Ma il dramma amianto a chi interessa?

735
Tempo di lettura: 2 minuti

Amarezza del regista del documentario «Polvere – il grande processo dell’amianto» che mette in relazione l’attenzione di altre realtà nazionali, e dei loro mezzi di comunicazione, con quella italiana e della Rai. Una storia documentaristica che ha il suo epicentro a Casale Monferrato e nel processo celebrato presso il Tribunale di Torino giunto alla sentenza di primo grado il 13 febbraio 2012

Sguardi tristi e arrabbiati ma pieni di voglia di giustizia costituiscono il panorama umano contenuto in «Polvere – Il grande processo dell’amianto», documentario di Andrea Prandstraller e Nicolò Bruna. L’epicentro del lavoro è Casale Monferrato e il processo celebrato presso il Tribunale di Torino giunto alla sentenza di primo grado il 13 febbraio 2012. In occasione di «Eternit(à)», evento organizzato a Bari dal Comitato Fibronit Cittadino e dall’Associazione Famigliari Vittime Amianto, abbiamo incontrato uno dei due registi.

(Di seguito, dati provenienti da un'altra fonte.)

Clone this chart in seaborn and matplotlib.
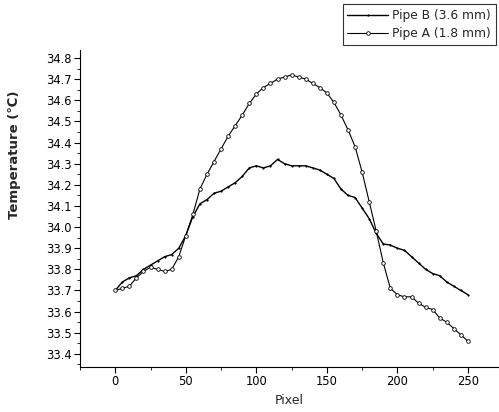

Questo documentario ha raccontato un processo che è stato un spartiacque, cosa ha comportato per lei realizzare questo lavoro?
È stato un lavoro molto lungo ci abbiamo messo (assieme all’altro regista Nicolò Bruna, N.d.R.) circa quattro anni e mezzo da quando abbiamo preso i primi contatti con il comitato vittime di Casale Monferrato; un anno di riprese e cinque mesi di montaggio. Insomma è stato un lavoro duro che ha comportato una grande soddisfazione dal punto di vista umano, perché quando si entra in contatto con persone che hanno una straordinaria dignità nel vivere il proprio dolore e l’ingiustizia che hanno subito per un documentarista diciamo che è la ricompensa più grande che si possa avere.

Come è stato accolto questo documentario nel mondo cinematografico?
Questo documentario, che è stato prodotto da tre televisioni europee che sono la televisione belga di lingua francese la Rtbf, la Tsi che è la televisione svizzera di lingua italiana e «Artè he» che è la televisione culturale franco-tedesca, non ha trovato nessuno sbocco televisivo in Italia, nel senso che nessuna rete pubblica o privata l’ha voluto acquistare e mandare in onda. «Polvere» ha partecipato a moltissimi festival di documentari all’estero vincendone parecchi, da Rio de Janeiro a Bagdad; abbiamo fatto proiezioni negli Stati Uniti d’America, in Irlanda, in Francia e in purtroppo in Italia non siamo riusciti a farlo arrivare al grande pubblico.

Questo denota la chiusura di un certo sistema italiano?
Sì, secondo me denota una scandalosa chiusura, non perché sia il mio film, e oltre alla chiusura di tipo culturale, cioè la convinzione che alla gente non interessi niente di queste cose, c’è anche una cecità di economica secondo me, nel senso che quando il 3 febbraio 2012 c’è stata la sentenza Eternit (sentenza di primo grado emessa dal tribunale di Torino, N.d.R.) tutti i grandi giornali italiani hanno titolato in prima pagina «Sentenza eternit o Sentenza storica»; quindi presumo che se la Rai l’avesse acquistato e l’avesse mandato in onda anche alle undici di sera, mezzo milione di telespettatori lo tirava su lo stesso.

Se paradossalmente la Rai lo avesse per denaro…
Paradossalmente se l’avesse fatto semplicemente per denaro secondo me sarebbe stato un buon investimento, che tra l’altro costava poco. Ma non fanno neanche quello, sono totalmente avulsi dalla realtà, sono autocensurati. Non conoscono la realtà del Paese se non quella filtrata attraverso i loro occhi distorti, per cui bisogna proporre solo programmi di intrattenimento più o meno idioti. È una cosa sconfortante.